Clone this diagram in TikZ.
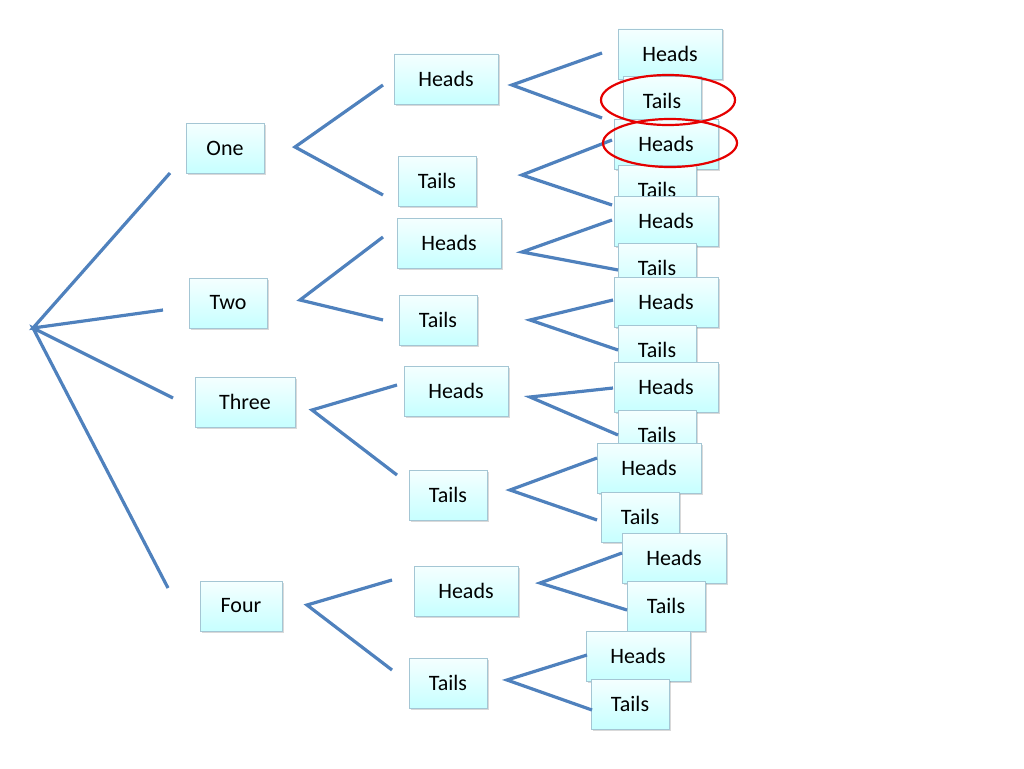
\documentclass[tikz,border=0pt]{standalone}
\usepackage{fontspec}
\setmainfont{Carlito}
\usetikzlibrary{shadows}
\definecolor{ln}{HTML}{4F81BD}
\begin{document}
\begin{tikzpicture}[x=1pt,y=-1pt,
 bx/.style={draw=cyan!40!gray!60,line width=0.6pt,top color=cyan!4,bottom color=cyan!22,minimum height=50pt,font=\fontsize{22}{24}\selectfont,inner sep=0pt,drop shadow={shadow xshift=1.5pt,shadow yshift=-1.5pt,opacity=0.3}},
 hb/.style={bx,minimum width=104pt},
 tb/.style={bx,minimum width=78pt},
 ln/.style={draw=ln,line width=3.2pt},
 ov/.style={draw=red!90!black,line width=2.2pt}]
\useasboundingbox (0,0) rectangle (1024,768);
\node[tb] (one) at (225,148) {One};
\node[tb] (two) at (228,303) {Two};
\node[bx,minimum width=100pt] (three) at (245,402) {Three};
\node[bx,minimum width=82pt] (four) at (241,606) {Four};
\node[hb] (h1) at (446,79) {Heads};
\node[tb] (t1) at (437,181) {Tails};
\node[hb] (h2) at (449,243) {Heads};
\node[tb] (t2) at (438,320) {Tails};
\node[hb] (h3) at (456,391) {Heads};
\node[tb] (t3) at (448,495) {Tails};
\node[hb] (h4) at (466,591) {Heads};
\node[tb] (t4) at (448,683) {Tails};
\node[hb] (a1) at (670,54) {Heads};
\node[tb] (a2) at (662,101) {Tails};
\node[hb] (a3) at (666,144) {Heads};
\node[tb] (a4) at (657,190) {Tails};
\node[hb] (a5) at (666,221) {Heads};
\node[tb] (a6) at (657,268) {Tails};
\node[hb] (a7) at (666,302) {Heads};
\node[tb] (a8) at (657,350) {Tails};
\node[hb] (a9) at (666,387) {Heads};
\node[tb] (a10) at (657,435) {Tails};
\node[hb] (a11) at (649,468) {Heads};
\node[tb] (a12) at (640,517) {Tails};
\node[hb] (a13) at (674,558) {Heads};
\node[tb] (a14) at (666,606) {Tails};
\node[hb] (a15) at (638,656) {Heads};
\node[tb] (a16) at (630,704) {Tails};
% connectors
\coordinate (r) at (33,328);
\draw[ln] (170,173) -- (r) -- (163,310);
\draw[ln] (173,398) -- (r) -- (168,588);
\draw[ln] (383,85) -- (295,147) -- (383,195);
\draw[ln] (383,237) -- (300,300) -- (383,320);
\draw[ln] (397,385) -- (312,410) -- (397,475);
\draw[ln] (392,580) -- (307,605) -- (392,670);
\draw[ln] (602,53) -- (512,85) -- (602,118);
\draw[ln] (612,140) -- (522,175) -- (612,205);
\draw[ln] (612,220) -- (522,252) -- (618,270);
\draw[ln] (613,300) -- (530,320) -- (618,350);
\draw[ln] (613,388) -- (530,397) -- (618,435);
\draw[ln] (597,458) -- (510,490) -- (597,520);
\draw[ln] (622,553) -- (540,583) -- (627,610);
\draw[ln] (587,655) -- (507,680) -- (592,710);
\draw[ov] (668,100) ellipse [x radius=67,y radius=25];
\draw[ov] (670,143) ellipse [x radius=67,y radius=24];
\end{tikzpicture}
\end{document}
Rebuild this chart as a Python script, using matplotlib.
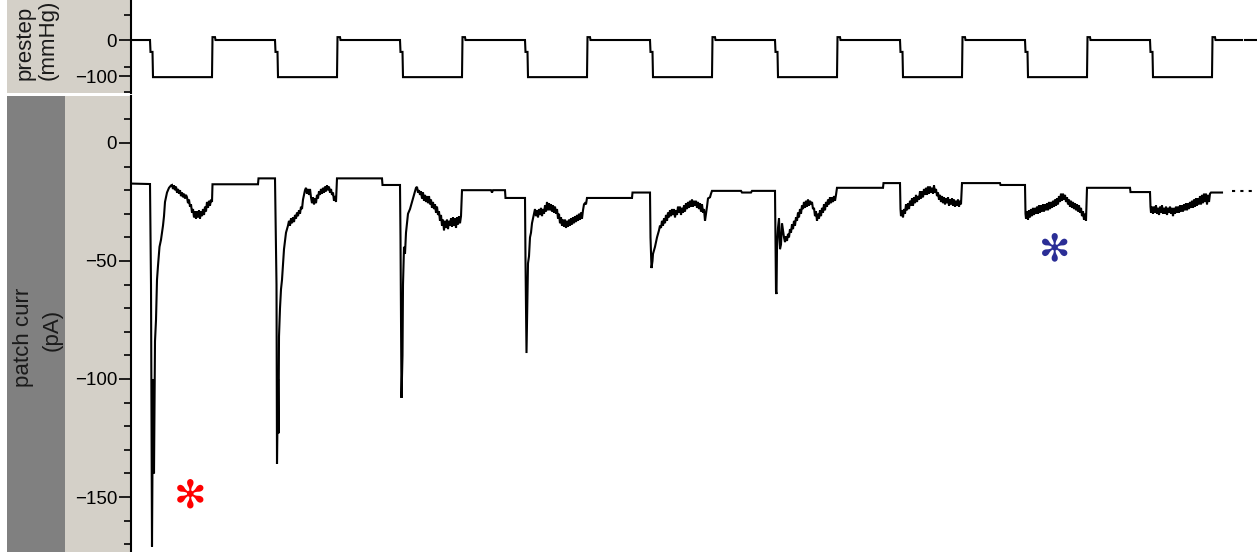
import matplotlib
matplotlib.use("Agg")
import matplotlib.pyplot as plt
from matplotlib.patches import Rectangle
from matplotlib.ticker import MultipleLocator, FixedLocator

plt.rcParams['font.family'] = ['Liberation Sans', 'DejaVu Sans']

# ---------------- data (time in ms, one sweep cycle = 1250 ms) ----------------
press_down_t = [190, 1440, 2690, 3940, 5190, 6440, 7690, 8940, 10190]
press_up_t = [810, 2060, 3310, 4560, 5810, 7060, 8310, 9560, 10810]
press_rest = 0
press_step = -103
press_mid = -33
press_over = 8
press_end_t = 11110
press_tail_t = [11140, 11260]

# patch current, (time ms, pA), one list per pressure cycle
cur_c1 = [(0, -17.2), (190, -17.4), (200, -60), (210, -171), (220, -100), (230, -140), (240, -84),
          (250, -75), (260, -58), (270, -52), (285, -44), (300, -41), (310, -38), (320, -35),
          (330, -31), (340, -25), (350, -23), (360, -21), (380, -19), (400, -18), (410, -17.8),
          (420, -19.5), (430, -18), (440, -20), (450, -18.5), (460, -21), (470, -19.5), (480, -21.5),
          (490, -20), (500, -22.5), (510, -21), (520, -23), (530, -21.5), (540, -23.5), (550, -22),
          (560, -23), (570, -25.5), (580, -24), (590, -27), (600, -26), (610, -29.5), (620, -28),
          (630, -31.5), (640, -29), (650, -32), (660, -29), (670, -31.5), (680, -28.5), (690, -32),
          (700, -29), (710, -31), (720, -28), (730, -30.5), (740, -27), (750, -29), (760, -25),
          (770, -27.5), (780, -24.5), (790, -26.5), (800, -24), (810, -25), (815, -17.5),
          (1270, -17.5), (1275, -15), (1440, -15)]
cur_c2 = [(1445, -31), (1455, -60), (1460, -136), (1470, -100), (1475, -123), (1480, -82),
          (1490, -70), (1500, -62), (1510, -58), (1530, -45), (1550, -38), (1570, -35), (1580, -33),
          (1590, -35), (1600, -32), (1610, -34), (1620, -31.5), (1630, -33.5), (1640, -30.5),
          (1650, -32), (1660, -29.5), (1670, -31), (1680, -28.5), (1690, -30), (1700, -27),
          (1710, -28), (1720, -24), (1730, -22), (1740, -20), (1750, -19), (1760, -21.5),
          (1770, -19.5), (1780, -22), (1790, -19.5), (1800, -23), (1810, -25.5), (1820, -23),
          (1830, -26), (1840, -23.5), (1850, -25.5), (1860, -22), (1870, -23.5), (1880, -20.5),
          (1890, -22), (1900, -19.5), (1910, -21.5), (1920, -19), (1930, -21), (1940, -18.5),
          (1950, -20.5), (1960, -18), (1970, -20), (1980, -18.5), (1990, -21), (2000, -19.5),
          (2010, -22), (2020, -21), (2030, -24.5), (2040, -22.5), (2050, -25), (2060, -15),
          (2510, -15), (2515, -17.8), (2690, -17.8)]
cur_c3 = [(2695, -40), (2705, -108), (2715, -90), (2720, -60), (2730, -44), (2740, -47),
          (2750, -38), (2760, -34), (2770, -30), (2790, -28), (2810, -25), (2830, -22), (2850, -19),
          (2860, -18.6), (2870, -21), (2880, -20), (2890, -22), (2900, -20.5), (2910, -23.5),
          (2920, -21), (2930, -24.5), (2940, -22), (2950, -25), (2960, -22.5), (2970, -25.5),
          (2980, -22.5), (2990, -26), (3000, -24), (3010, -27.5), (3020, -25), (3030, -28),
          (3040, -26), (3050, -29.5), (3060, -27), (3070, -30.5), (3080, -29), (3090, -33),
          (3100, -30.5), (3110, -35), (3120, -32.5), (3130, -37), (3140, -33), (3150, -36),
          (3160, -32.5), (3170, -36.5), (3180, -33), (3190, -35), (3200, -32), (3210, -35.5),
          (3220, -31.5), (3230, -35), (3240, -32), (3250, -36), (3260, -31.5), (3270, -34.5),
          (3280, -31), (3290, -34), (3300, -31), (3310, -20), (3600, -20), (3610, -21),
          (3620, -20), (3740, -20), (3745, -23.3), (3940, -23.3)]
cur_c4 = [(3945, -50), (3955, -89), (3965, -65), (3970, -51), (3980, -48), (3990, -40),
          (4000, -38), (4010, -34), (4020, -32), (4030, -30), (4040, -28), (4050, -31),
          (4060, -28.5), (4070, -31.5), (4080, -28), (4090, -30.5), (4100, -27.5), (4110, -31),
          (4120, -28), (4130, -30), (4140, -26.5), (4150, -29), (4160, -25), (4170, -28.5),
          (4180, -25.5), (4190, -28.5), (4200, -26), (4210, -29), (4220, -26.5), (4230, -29.5),
          (4240, -27), (4250, -30), (4260, -28), (4270, -32), (4280, -30), (4290, -34),
          (4300, -31.5), (4310, -35), (4320, -32.5), (4330, -35.5), (4340, -32.5), (4350, -36),
          (4360, -33), (4370, -35.5), (4380, -32.5), (4390, -35), (4400, -32), (4410, -34.5),
          (4420, -31.5), (4430, -34), (4440, -31), (4450, -33.5), (4460, -30.5), (4470, -33),
          (4480, -30), (4490, -32.5), (4500, -29.5), (4510, -32), (4520, -28.5), (4530, -26),
          (4540, -25.5), (4550, -26), (4560, -23.3), (5010, -23.3), (5015, -21), (5190, -21)]
cur_c5 = [(5195, -40), (5205, -53), (5215, -50), (5220, -47), (5240, -44), (5260, -40),
          (5280, -37), (5290, -35), (5300, -36), (5310, -33), (5320, -35), (5330, -32), (5340, -34),
          (5350, -30.5), (5360, -33), (5370, -29.5), (5380, -31.5), (5390, -28.5), (5400, -31),
          (5410, -28), (5420, -30.5), (5430, -28), (5440, -31.5), (5450, -28.5), (5460, -30.5),
          (5470, -27), (5480, -29.5), (5490, -27), (5500, -30.5), (5510, -27.5), (5520, -29.5),
          (5530, -26.5), (5540, -29), (5550, -25.5), (5560, -28), (5570, -25), (5580, -27.5),
          (5590, -24.5), (5600, -27), (5610, -24), (5620, -27), (5630, -24.5), (5640, -26.5),
          (5650, -24.5), (5660, -27.5), (5670, -25), (5680, -28), (5690, -25.5), (5700, -29),
          (5710, -26), (5720, -29.5), (5730, -28), (5740, -33), (5750, -30), (5760, -27),
          (5770, -23.5), (5790, -23), (5800, -21.5), (5810, -20.3), (6100, -20.3), (6110, -21),
          (6200, -21), (6210, -20.3), (6440, -20.3)]
cur_c6 = [(6445, -40), (6450, -63), (6455, -64), (6460, -44), (6470, -36), (6480, -32),
          (6490, -45), (6500, -43), (6510, -34), (6520, -37), (6530, -40), (6540, -42),
          (6550, -39.5), (6560, -41.5), (6570, -38.5), (6580, -40), (6590, -36.5), (6600, -38),
          (6610, -34.5), (6620, -36.5), (6630, -33), (6640, -35), (6650, -31.5), (6660, -33),
          (6670, -29.5), (6680, -31.5), (6690, -28), (6700, -30), (6710, -26.5), (6720, -28),
          (6730, -25), (6740, -27.5), (6750, -24.5), (6760, -27), (6770, -24), (6780, -26.5),
          (6790, -24.5), (6800, -26), (6810, -25), (6820, -28), (6830, -27.5), (6840, -31),
          (6850, -29), (6860, -33), (6870, -30), (6880, -32), (6890, -28.5), (6900, -31),
          (6910, -27.5), (6920, -29.5), (6930, -26), (6940, -28.5), (6950, -25), (6960, -27),
          (6970, -24), (6980, -26), (6990, -23), (7000, -25.5), (7010, -23), (7020, -25),
          (7030, -22.5), (7040, -24.5), (7050, -22), (7060, -19), (7520, -19), (7525, -17),
          (7690, -17)]
cur_c7 = [(7695, -28), (7700, -31), (7710, -28.5), (7720, -31.5), (7730, -28), (7740, -30),
          (7750, -26), (7760, -28.5), (7770, -25.5), (7780, -28), (7790, -24.5), (7800, -26.5),
          (7810, -23.5), (7820, -26.5), (7830, -23), (7840, -25.5), (7850, -22), (7860, -25),
          (7870, -22.5), (7880, -24), (7890, -20.5), (7900, -23.5), (7910, -20.5), (7920, -23),
          (7930, -19.5), (7940, -22), (7950, -19), (7960, -22), (7970, -18.5), (7980, -21.5),
          (7990, -18.5), (8000, -21), (8010, -19), (8020, -21.5), (8030, -18), (8040, -21),
          (8050, -19.5), (8060, -22.5), (8070, -21), (8080, -24), (8090, -22), (8100, -25),
          (8110, -22.5), (8120, -25.5), (8130, -23), (8140, -26), (8150, -23.5), (8160, -25.5),
          (8170, -23), (8180, -26.5), (8190, -24), (8200, -26), (8210, -23.5), (8220, -26.5),
          (8230, -24), (8240, -27), (8250, -24.5), (8260, -26.5), (8270, -24), (8280, -27),
          (8290, -24.5), (8300, -26), (8310, -17), (8690, -17), (8695, -17.8), (8940, -17.8)]
cur_c8 = [(8945, -30), (8950, -32), (8960, -29), (8970, -32.5), (8980, -28.5), (8990, -31.5),
          (9000, -28), (9010, -31), (9020, -27.5), (9030, -30.5), (9040, -27.5), (9050, -30),
          (9060, -27), (9070, -30), (9080, -26.5), (9090, -29.5), (9100, -26.5), (9110, -29),
          (9120, -26), (9130, -29), (9140, -26), (9150, -28.5), (9160, -25.5), (9170, -28.5),
          (9180, -25), (9190, -28), (9200, -25), (9210, -27.5), (9220, -24.5), (9230, -27),
          (9240, -24), (9250, -26.5), (9260, -23.5), (9270, -26), (9280, -22.5), (9290, -25),
          (9300, -21.5), (9310, -24.5), (9320, -21.5), (9330, -24), (9340, -22), (9350, -25),
          (9360, -23), (9370, -26), (9380, -24), (9390, -27), (9400, -24.5), (9410, -27.5),
          (9420, -25), (9430, -28), (9440, -25.5), (9450, -28.5), (9460, -26), (9470, -29),
          (9480, -26.5), (9490, -29.5), (9500, -27.5), (9510, -31), (9520, -29), (9530, -32.5),
          (9540, -30), (9550, -33), (9560, -19), (9990, -19), (9995, -20.8), (10190, -20.8)]
cur_c9 = [(10195, -27), (10200, -29.5), (10210, -27), (10220, -30), (10230, -27), (10240, -29.5),
          (10250, -26.5), (10260, -30), (10270, -27.5), (10280, -30.5), (10290, -27),
          (10300, -29.5), (10310, -26.5), (10320, -30), (10330, -27.5), (10340, -30),
          (10350, -27), (10360, -30.5), (10370, -27.5), (10380, -29.5), (10390, -27),
          (10400, -30), (10410, -27.5), (10420, -31), (10430, -27.5), (10440, -30), (10450, -27),
          (10460, -29.5), (10470, -27), (10480, -29.5), (10490, -26.5), (10500, -29),
          (10510, -26.5), (10520, -29), (10530, -26), (10540, -28.5), (10550, -25.5),
          (10560, -28.5), (10570, -25.5), (10580, -28), (10590, -25), (10600, -27.5),
          (10610, -24.5), (10620, -27.5), (10630, -24), (10640, -27), (10650, -23.5),
          (10660, -26.5), (10670, -23.5), (10680, -26), (10690, -22.5), (10700, -26), (10710, -22),
          (10720, -25.5), (10730, -21.5), (10740, -25), (10750, -21.5), (10760, -26), (10770, -22),
          (10780, -25), (10790, -21.5), (10800, -21), (10910, -21)]
cur_tail_t = [11010, 11210]
cur_tail_v = [-20.5, -20.5]

marker_red = (590, -149.6)
marker_blue = (9240, -45.3)

# ---------------- figure ----------------
W, H = 1257, 552
fig = plt.figure(figsize=(W / 100, H / 100), dpi=100)
fig.patch.set_facecolor('white')

def fx(px):
    return px / W

def fh(px):
    return px / H

fig.add_artist(Rectangle((fx(7), 0), fx(124), 1, transform=fig.transFigure,
                         facecolor='#d4d0c8', edgecolor='none', zorder=-2))
fig.add_artist(Rectangle((fx(7), 1 - fh(96)), fx(124), fh(3), transform=fig.transFigure,
                         facecolor='white', edgecolor='none', zorder=-1))
fig.add_artist(Rectangle((fx(7), 0), fx(58), 1 - fh(96), transform=fig.transFigure,
                         facecolor='#808080', edgecolor='none', zorder=-1))

ax_p = fig.add_axes([fx(131), 1 - fh(93), fx(W - 131), fh(93)])
ax_c = fig.add_axes([fx(131), 0, fx(W - 131), fh(H - 96)])

for ax in (ax_p, ax_c):
    ax.set_facecolor('white')
    for s in ('top', 'right', 'bottom'):
        ax.spines[s].set_visible(False)
    ax.spines['left'].set_linewidth(1.5)
    ax.spines['left'].set_color('black')
    ax.set_xticks([])
    ax.set_xlim(0, 11260)
    ax.tick_params(axis='y', which='major', length=9, width=1.2, pad=1,
                   labelsize=13.5, colors='black')
    ax.tick_params(axis='y', which='minor', length=5, width=1.2)

# pressure trace built from step onsets
pt, pv = [0], [press_rest]
for d, u in zip(press_down_t, press_up_t):
    pt += [d, d + 5, d + 25, d + 30, u, u + 5, u + 30, u + 35]
    pv += [press_rest, press_mid, press_mid, press_step, press_step, press_over, press_over, press_rest]
pt.append(press_end_t)
pv.append(press_rest)
ax_p.plot(pt, pv, color='black', lw=1.5, solid_joinstyle='miter')
ax_p.plot(press_tail_t, [press_rest, press_rest], color='black', lw=1.5)
ax_p.set_ylim(-147, 111)
ax_p.set_yticks([0, -100])
ax_p.yaxis.set_minor_locator(FixedLocator([70, -75, -145]))

cur = cur_c1 + cur_c2 + cur_c3 + cur_c4 + cur_c5 + cur_c6 + cur_c7 + cur_c8 + cur_c9
ax_c.plot([p[0] for p in cur], [p[1] for p in cur], color='black', lw=1.5,
          solid_joinstyle='miter')
ax_c.plot(cur_tail_t, cur_tail_v, color='black', lw=1.5, ls=(0, (1.5, 2.5)))
ax_c.set_ylim(-173.3, 19.9)
ax_c.set_yticks([0, -50, -100, -150])
ax_c.yaxis.set_minor_locator(MultipleLocator(10))

ax_c.text(marker_red[0], marker_red[1], '\u273b', color='#ff0000', fontsize=28,
          ha='center', va='center', family='DejaVu Sans')
ax_c.text(marker_blue[0], marker_blue[1], '\u273b', color='#2b2e96', fontsize=27,
          ha='center', va='center', family='DejaVu Sans')

# channel labels
lab_kw = dict(rotation=90, fontsize=16, color='#1a1a1a', transform=fig.transFigure)
fig.text(fx(25), 1 - fh(80), 'prestep', ha='center', va='bottom', **lab_kw)
fig.text(fx(48), 1 - fh(80), '(mmHg)', ha='center', va='bottom', **lab_kw)
fig.text(fx(24), 1 - fh(337), 'patch curr', ha='center', va='center', **lab_kw)
fig.text(fx(52), 1 - fh(330), '(pA)', ha='center', va='center', **lab_kw)

fig.savefig('out.png', dpi=100)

^^^^

Stated exercise:
The records are above. How many lines in them contain the word "matplotlib"? Give the number alone.

Correct response:
6